By Dana Amihere
The Board of Public Works approved the sale of more than $700 million in general obligation bonds Wednesday at historic low interest rates of about 2.16%.
Interest rates have been favorable in 2012 as March’s bond sale had the second lowest rates since the 1980s, deputy treasurer Susanne Brogan said.
Maryland’s maintenance of the highest possible bond rating by Moody’s Investors Service, Standard & Poor’s and Fitch’s Ratings was conducive to the competitive rates achieved in this bond sale.
“Today’s results were very satisfying,” Treasurer Nancy Kopp said. “Again, Maryland’s Triple AAA-rated bonds drew significant interest — and a very favorable and low interest rate.” She called it the “flight to quality” by investors.
“Maryland taxpayers benefit not only from saving millions of dollars because of the state’s low interest rates, but also from the investment in our infrastructure that these bond proceeds provide.”
Small, retail customers bought $26 million since Friday, before Wednesday’s bidding by institutional investors.
Bank of America-Merrill Lynch bought the lion’s share of both tax-exempt and taxable bonds at 2.2% and 0.4% interest, respectively. J.P. Morgan Securities bought about $190 million in refunding bonds which will allow the State to reduce the state’s debt service costs by an estimated $16 million by refinancing existing bonds at a lower rate.
Morgan Stanley and Co. won the bid for the remaining $15 million in qualified zone academy bonds with a 2.8% coupon 100% eligible for federal subsidy.

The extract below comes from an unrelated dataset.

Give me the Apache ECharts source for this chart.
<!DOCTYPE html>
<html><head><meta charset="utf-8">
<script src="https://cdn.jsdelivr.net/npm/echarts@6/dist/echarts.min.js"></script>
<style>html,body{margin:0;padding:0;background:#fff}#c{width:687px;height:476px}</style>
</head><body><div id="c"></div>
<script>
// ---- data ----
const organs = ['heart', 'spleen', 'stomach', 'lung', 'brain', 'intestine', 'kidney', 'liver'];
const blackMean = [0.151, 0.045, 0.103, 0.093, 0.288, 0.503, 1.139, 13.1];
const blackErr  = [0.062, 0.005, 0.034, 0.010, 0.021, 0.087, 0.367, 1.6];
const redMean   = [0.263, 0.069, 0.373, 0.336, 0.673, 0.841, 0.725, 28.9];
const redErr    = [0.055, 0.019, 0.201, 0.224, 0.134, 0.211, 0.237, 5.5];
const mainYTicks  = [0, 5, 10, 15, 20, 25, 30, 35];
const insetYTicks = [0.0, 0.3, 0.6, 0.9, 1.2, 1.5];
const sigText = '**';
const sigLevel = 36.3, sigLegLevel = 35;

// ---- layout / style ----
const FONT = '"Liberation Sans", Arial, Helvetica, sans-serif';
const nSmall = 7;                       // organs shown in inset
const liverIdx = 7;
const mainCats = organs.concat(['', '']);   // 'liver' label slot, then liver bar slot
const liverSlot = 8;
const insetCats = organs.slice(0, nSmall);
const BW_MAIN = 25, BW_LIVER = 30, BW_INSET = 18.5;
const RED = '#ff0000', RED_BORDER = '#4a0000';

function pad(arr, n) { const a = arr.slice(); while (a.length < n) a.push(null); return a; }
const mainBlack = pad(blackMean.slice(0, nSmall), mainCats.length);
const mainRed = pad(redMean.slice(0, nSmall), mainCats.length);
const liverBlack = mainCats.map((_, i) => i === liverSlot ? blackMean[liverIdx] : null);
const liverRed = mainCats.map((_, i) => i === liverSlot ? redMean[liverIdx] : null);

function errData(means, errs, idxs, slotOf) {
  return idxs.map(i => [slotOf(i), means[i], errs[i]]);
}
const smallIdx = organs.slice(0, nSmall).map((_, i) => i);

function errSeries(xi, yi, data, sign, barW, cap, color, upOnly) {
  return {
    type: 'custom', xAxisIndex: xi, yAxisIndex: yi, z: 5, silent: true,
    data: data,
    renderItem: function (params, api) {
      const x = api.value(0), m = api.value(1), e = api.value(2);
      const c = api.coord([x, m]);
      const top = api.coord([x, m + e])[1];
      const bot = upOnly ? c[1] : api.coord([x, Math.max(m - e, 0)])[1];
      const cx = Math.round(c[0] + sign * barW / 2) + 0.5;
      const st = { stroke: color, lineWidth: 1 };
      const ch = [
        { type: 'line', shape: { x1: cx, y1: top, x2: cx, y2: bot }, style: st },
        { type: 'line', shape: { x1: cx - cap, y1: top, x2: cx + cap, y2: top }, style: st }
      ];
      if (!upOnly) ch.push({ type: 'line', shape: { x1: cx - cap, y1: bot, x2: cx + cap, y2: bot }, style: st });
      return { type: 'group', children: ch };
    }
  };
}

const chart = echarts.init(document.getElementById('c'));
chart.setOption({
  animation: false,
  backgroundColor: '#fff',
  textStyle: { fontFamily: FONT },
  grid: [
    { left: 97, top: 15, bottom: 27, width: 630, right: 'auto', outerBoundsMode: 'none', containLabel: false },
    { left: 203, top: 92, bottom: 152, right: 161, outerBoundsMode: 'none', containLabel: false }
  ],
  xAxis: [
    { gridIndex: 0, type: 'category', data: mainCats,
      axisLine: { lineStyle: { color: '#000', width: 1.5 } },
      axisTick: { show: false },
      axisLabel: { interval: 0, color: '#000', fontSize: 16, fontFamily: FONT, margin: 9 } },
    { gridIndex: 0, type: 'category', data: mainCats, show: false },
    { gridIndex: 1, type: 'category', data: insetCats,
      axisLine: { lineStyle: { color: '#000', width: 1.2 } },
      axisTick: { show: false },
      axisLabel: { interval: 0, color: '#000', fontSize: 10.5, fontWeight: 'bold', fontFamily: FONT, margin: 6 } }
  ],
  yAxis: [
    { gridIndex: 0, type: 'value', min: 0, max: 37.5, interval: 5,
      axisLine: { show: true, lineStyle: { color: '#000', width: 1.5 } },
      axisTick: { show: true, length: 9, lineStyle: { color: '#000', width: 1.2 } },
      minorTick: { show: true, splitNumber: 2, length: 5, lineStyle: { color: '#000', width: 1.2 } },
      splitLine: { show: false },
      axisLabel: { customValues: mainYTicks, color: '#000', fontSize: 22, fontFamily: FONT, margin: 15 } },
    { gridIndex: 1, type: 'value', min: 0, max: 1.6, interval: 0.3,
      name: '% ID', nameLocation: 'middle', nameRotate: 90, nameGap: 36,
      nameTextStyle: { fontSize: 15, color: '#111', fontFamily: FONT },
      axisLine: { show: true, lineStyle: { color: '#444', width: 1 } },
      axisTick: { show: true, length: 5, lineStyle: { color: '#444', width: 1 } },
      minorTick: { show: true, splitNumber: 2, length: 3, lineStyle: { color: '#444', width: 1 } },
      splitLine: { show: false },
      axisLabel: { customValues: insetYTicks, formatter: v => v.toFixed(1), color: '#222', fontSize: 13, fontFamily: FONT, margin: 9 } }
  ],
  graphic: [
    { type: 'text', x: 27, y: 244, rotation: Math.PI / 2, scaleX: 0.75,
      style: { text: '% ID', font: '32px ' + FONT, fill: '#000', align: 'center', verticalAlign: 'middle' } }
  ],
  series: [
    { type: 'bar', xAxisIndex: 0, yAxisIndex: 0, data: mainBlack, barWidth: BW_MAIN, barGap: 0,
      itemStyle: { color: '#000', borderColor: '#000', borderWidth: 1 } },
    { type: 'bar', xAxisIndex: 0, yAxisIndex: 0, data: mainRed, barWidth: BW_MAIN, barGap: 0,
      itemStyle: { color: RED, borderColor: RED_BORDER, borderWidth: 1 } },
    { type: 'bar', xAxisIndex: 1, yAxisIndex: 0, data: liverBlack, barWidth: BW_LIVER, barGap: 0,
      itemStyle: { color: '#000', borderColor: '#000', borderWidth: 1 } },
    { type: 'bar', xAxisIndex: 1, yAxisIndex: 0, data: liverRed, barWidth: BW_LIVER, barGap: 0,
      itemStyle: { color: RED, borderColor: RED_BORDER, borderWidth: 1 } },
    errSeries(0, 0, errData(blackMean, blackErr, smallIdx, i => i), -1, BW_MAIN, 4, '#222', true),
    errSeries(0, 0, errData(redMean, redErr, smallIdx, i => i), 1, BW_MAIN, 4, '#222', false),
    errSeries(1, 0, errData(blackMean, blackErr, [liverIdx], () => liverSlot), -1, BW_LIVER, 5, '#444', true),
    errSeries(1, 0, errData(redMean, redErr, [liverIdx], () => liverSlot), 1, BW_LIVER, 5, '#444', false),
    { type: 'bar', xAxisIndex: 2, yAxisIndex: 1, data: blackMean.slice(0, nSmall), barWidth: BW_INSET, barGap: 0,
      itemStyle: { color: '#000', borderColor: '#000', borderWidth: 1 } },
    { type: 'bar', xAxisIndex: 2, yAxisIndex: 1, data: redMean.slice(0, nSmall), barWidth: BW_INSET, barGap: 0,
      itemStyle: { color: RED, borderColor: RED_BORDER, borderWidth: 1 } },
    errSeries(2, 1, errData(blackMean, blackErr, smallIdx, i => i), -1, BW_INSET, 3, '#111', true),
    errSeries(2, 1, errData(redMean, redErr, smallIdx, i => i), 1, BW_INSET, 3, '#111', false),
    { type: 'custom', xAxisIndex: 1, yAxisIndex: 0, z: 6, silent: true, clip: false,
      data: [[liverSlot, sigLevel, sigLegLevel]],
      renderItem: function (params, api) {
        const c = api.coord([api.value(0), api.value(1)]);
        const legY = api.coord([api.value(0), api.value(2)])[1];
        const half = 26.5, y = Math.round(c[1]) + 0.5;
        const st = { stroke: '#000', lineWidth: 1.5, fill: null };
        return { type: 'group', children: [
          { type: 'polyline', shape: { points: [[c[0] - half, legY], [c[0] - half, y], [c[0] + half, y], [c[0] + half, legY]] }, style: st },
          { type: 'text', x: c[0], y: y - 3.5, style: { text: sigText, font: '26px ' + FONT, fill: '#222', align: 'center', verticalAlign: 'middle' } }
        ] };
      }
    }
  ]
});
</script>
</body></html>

The Treasurer’s Office expects to hold another bond sale next February or March.
Here are more details about the sale.
As of June 30, Maryland had $7.5 billion in general obligation debt. Two of the rating agencies, Standard & Poor’s and Fitch, characterize this debt as “moderate” but as it has for several years, Moody’s Investor Services classifies Maryland debt as “high” relative to its 50-state medians.
Based on its state-debt medians, Moody’s July 18 report said Maryland ranks 18th for debt as a percent of personal income and 14th on a per capita basis.
Nancy K. Kopp is delusional…Read today’s ( 08/02 )Washington Times editorial on the Md. State Pension, she says that she can still get a 7.75 % rate of return…Where ?
And now this…
Anyone who buys a bond for 2% and at a premium price is nuts.
Bank of America-Merrill Lynch, J.P. Morgan Securities,, Morgan Stanley & Co. are obviously nuts… I have no respect for them… and anyone who buys from them are also nuts and stupid…
Is this a press release for what a wonderful world it is in Annapolis? The state has to borrow the money to pay back the designated funds that have been raped for years and to toss pork around to O’Malley’s benefactors. Where is the other side of this story?
The bond ratings is also equal to the willingness of the state to raise taxes and exact more fees on its population, this is mentioned in the ratings reports. Virginia and Delaware have AAA bond ratings too. What is their debt compared Maryland’s, and how do the fees and taxes compare?
Borrowing money at all pushes the state closer to it’s debt limit,especially if you are borrowing every year.
Expect more tax increases if we continue to borrow. Money at a zero interest rate still has to be paid back and we all know that revenue can come to a dead stop. What happens if the government
bureaucracy complex in DC runs goes broke? We can only ride on those coat tails for so long.
This is shoddy, milk-toast reporting.
The bond sale itself sounds like good news.
However, the interest rates Maryland secured are associated with the broader markets’ prevailing risk-off environment; the flip side manifests itself in lower returns on Maryland’s pension-plan investments.
The reduced interest cost corresponding with $184 million Series E Refunding Bonds will cut the State’s debt service costs by approximately $16.1 million.
I wonder how aggressive is Maryland with regard to refinancing some of the other $14 billion long-term debt?